For a long time now, I’ve been frustrated by how hard it is to organize and manage all the little bits of digital data in my life. I have files stored on several different computers; bookmarks in Firefox and Del.icio.us; photos on my website, on Flickr, in iPhoto, and in Picasa. Finding the information is just one of the problems. What if my hard drive dies (knock wood)? And will I be able to deal with this stuff in 10 or 15 years?

For these practical (and selfish) reasons, I’m really interested in the area of information management. In fact, it’s the area I’d like to focus on when I do my master’s in HCI this fall. As I learned more about the field of HCI, I found it a little surprising that very few people seemed to be working on this problem. I mean, it seems almost too obvious that people are finding it harder and harder to cope with the vast amounts of information in their lives. But lately, I’ve started seeing lots of interesting activity in this area.
The problem is fundamentally interdisciplinary, so it’s good to see that there is interesting research being done in many different fields, like computer science, psychology, cognitive science, and information studies. Within the “traditional” domains of computer science, there is work being done in the areas of databases and artificial intelligence. The SEMEX project, from the University of Washington’s Database Research Group, is looking at system for efficiently storing, managing, and retrieving personal information. Another interesting project out of UW, from the Information School, is Keeping Found Things Found.
Both cognitive science and artificial intelligence are concerned with knowledge representation, with cog sci focusing on how people store and retrieve information, and AI focusing on how to store information to create machines that think.
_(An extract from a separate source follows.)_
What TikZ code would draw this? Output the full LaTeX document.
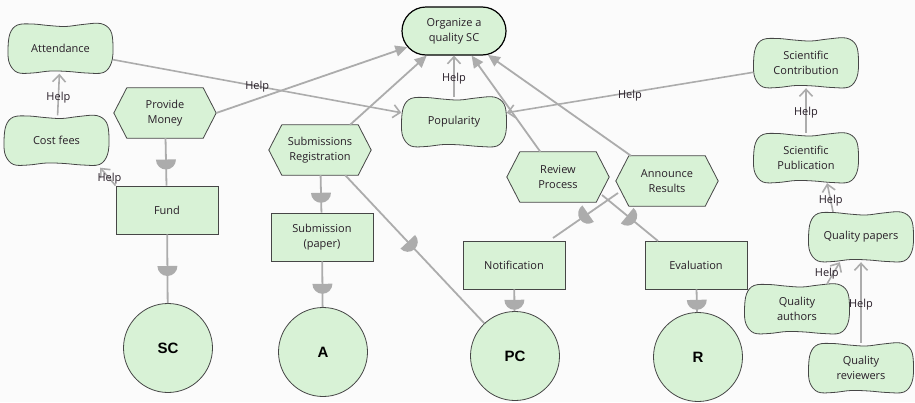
\documentclass[tikz,border=0pt]{standalone}
\usepackage{fontspec}
\setmainfont{Open Sans}
\newfontfamily\actorfont{Liberation Sans}
\usetikzlibrary{arrows.meta,shapes.misc,backgrounds,calc,decorations.markings}

\definecolor{leaf}{RGB}{216,242,214}
\definecolor{edgegray}{RGB}{70,70,70}
\definecolor{linkgray}{RGB}{172,172,172}
\definecolor{ink}{RGB}{40,30,40}
\definecolor{paper}{RGB}{251,251,251}

\tikzset{
  lbl/.style={text=ink, font=\fontsize{11}{15}\selectfont, align=center, inner sep=0pt},
  sgline/.style={draw=edgegray, line width=0.8pt, fill=leaf},
  taskline/.style={draw=edgegray, line width=0.8pt, fill=leaf},
  goal/.style={lbl, rounded rectangle, rounded rectangle arc length=180, draw=black,
    line width=1.2pt, fill=leaf, minimum width=104pt, minimum height=48pt},
  res/.style={lbl, rectangle, draw=edgegray, line width=0.8pt, fill=leaf,
    minimum width=102pt, minimum height=48pt},
  actor/.style={circle, draw=edgegray, line width=0.8pt, fill=leaf, minimum size=89pt,
    inner sep=0pt, text=black, font=\actorfont\bfseries\fontsize{15}{18}\selectfont},
  helplink/.style={draw=linkgray, line width=1.6pt, -{Straight Barb[length=7pt,width=13pt]}},
  meanslink/.style={draw=linkgray, line width=1.8pt, -{Triangle[length=12pt,width=11pt]}},
  deplink/.style={draw=linkgray, line width=1.8pt, postaction={decorate},
    decoration={markings, mark=at position #1 with
      {\fill[linkgray] (0pt,10pt) arc[start angle=90, end angle=-90, radius=10pt] -- cycle;}}},
  helplbl/.style={lbl}
}

% softgoal: wavy cloud outline behind a named text node
\newcommand\softgoal[4]{%
  \node[lbl, minimum width=105pt, minimum height=50pt] (#1) at (#2,#3) {#4};
  \begin{scope}[on background layer, shift={(#2,#3)}]
    \draw[sgline] plot[smooth cycle, tension=0.6] coordinates {
      (-52.5,1) (-50.5,-15) (-43,-23.5) (-28,-24.5) (-12,-23) (5,-22) (22,-24)
      (40,-25) (50,-18) (52.5,-3) (51,14) (43,24) (26,24.5) (8,23) (-10,22.5)
      (-28,24.5) (-43,24) (-51,15)};
  \end{scope}}

% task: hexagon pointed to the left and right
\newcommand\taskhex[4]{%
  \node[lbl, minimum width=102pt, minimum height=50pt] (#1) at (#2,#3) {#4};
  \begin{scope}[on background layer]
    \draw[taskline] (#1.west) -- ([xshift=13pt]#1.north west) -- ([xshift=-13pt]#1.north east)
      -- (#1.east) -- ([xshift=-13pt]#1.south east) -- ([xshift=13pt]#1.south west) -- cycle;
  \end{scope}}

\begin{document}
\begin{tikzpicture}[x=1pt, y=-1pt]
\begin{scope}[on background layer]
  \fill[paper] (0,0) rectangle (915,402);
\end{scope}
\useasboundingbox (0,0) rectangle (915,402);

% elements
\softgoal{att}{60.5}{48.5}{Attendance}
\softgoal{cost}{56.5}{140.5}{Cost fees}
\taskhex{pm}{165}{113}{Provide\\Money}
\node[res] (fund) at (167,210) {Fund};
\node[actor] (sc) at (168,348) {SC};
\taskhex{sr}{320}{150}{Submissions\\Registration}
\node[res] (sub) at (322,237) {Submission\\(paper)};
\node[actor] (a) at (323,352) {A};
\node[goal] (org) at (454,31) {Organize a\\quality SC};
\softgoal{pop}{454}{122}{Popularity}
\taskhex{rp}{558}{177}{Review\\Process}
\taskhex{ar}{667}{181}{Announce\\Results}
\node[res] (notif) at (514,265) {Notification};
\node[res] (eval) at (696,265) {Evaluation};
\node[actor] (pc) at (515,356) {PC};
\node[actor] (r) at (698,357) {R};
\softgoal{scon}{806}{63}{Scientific\\Contribution}
\softgoal{spub}{806}{158}{Scientific\\Publication}
\softgoal{qp}{861}{237}{Quality papers}
\softgoal{qa}{797}{309}{Quality\\authors}
\softgoal{qr}{861}{368}{Quality\\reviewers}

% contribution links
\draw[helplink] (cost) -- node[helplbl, pos=.43] (h1) {Help} (att);
\draw[helplink] (fund.north west) -- node[helplbl, pos=.4] (h2) {Help} ($(cost.south east)+(-9,2)$);
\draw[helplink] (att.-12) -- node[helplbl, pos=.5] (h3) {Help} (pop.170);
\draw[helplink] (pop) -- node[helplbl, pos=.45] (h4) {Help} (org);
\draw[helplink] (scon.190) -- node[helplbl, pos=.5, yshift=-3pt] (h5) {Help} (pop.10);
\draw[helplink] (spub) -- node[helplbl, pos=.45] (h6) {Help} (scon);
\draw[helplink] (qp.138) -- node[helplbl, pos=.4] (h7) {Help} (spub.-50);
\draw[helplink] (qa.40) -- node[helplbl, pos=.45, xshift=-6pt] (h8) {Help} (qp.-130);
\draw[helplink] (qr) -- node[helplbl, pos=.47] (h9) {Help} (qp);

% means-end links
\draw[meanslink] (pm.east) -- (org);
\draw[meanslink] (sr.40) -- (org);
\draw[meanslink] (rp.125) -- (org);
\draw[meanslink] (ar.145) -- (org);

% dependencies
\draw[deplink=.45] (pm) -- (fund);
\draw[deplink=.46] (fund) -- (sc);
\draw[deplink=.47] (sr) -- (sub);
\draw[deplink=.49] (sub) -- (a);
\draw[deplink=.45] (sr.-45) -- (pc);
\draw[deplink=.45] ($(rp)+(44,18)$) -- ($(eval)+(-38,-24)$);
\draw[deplink=.46] ($(ar)+(-49,12)$) -- ($(notif)+(39,-27)$);
\draw[deplink=.48] (notif) -- (pc);
\draw[deplink=.46] (eval) -- (r);
\end{tikzpicture}
\end{document}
This knowledge representation angle is the way that I’ve been coming at the problem. How can we structure the information in a way that reflects and supports the way people think? MIT’s Haystack Project is doing some cool stuff in this area: “investigating approaches designed to let people manage their information in ways that make the most sense to them.”
Along the same lines, I saw a really cool book that is coming out soon about information foraging theory. According to Jakob Neilsen:
Information foraging is the most important concept to emerge from Human-Computer Interaction
research since 1993. Developed at the Palo Alto Research Center (previously Xerox PARC) by
Stuart Card, Peter Pirolli, and colleagues, information foraging uses the analogy of wild animals
gathering food to analyze how humans collect information online.
It seems like most of the research that is being done into how people interact with information is focused on the web. That’s the main focus of the field of information architecture. Peter Morville is one of the gurus there; he literally wrote the book on information architecture. But I really think that a lot of the idea about web-based information can also be applied to personal information.
Anyhow, it looks like things are shaping up to get better — more and more people are researching the problems of personal information management. And more than likely, I will soon be one of those people.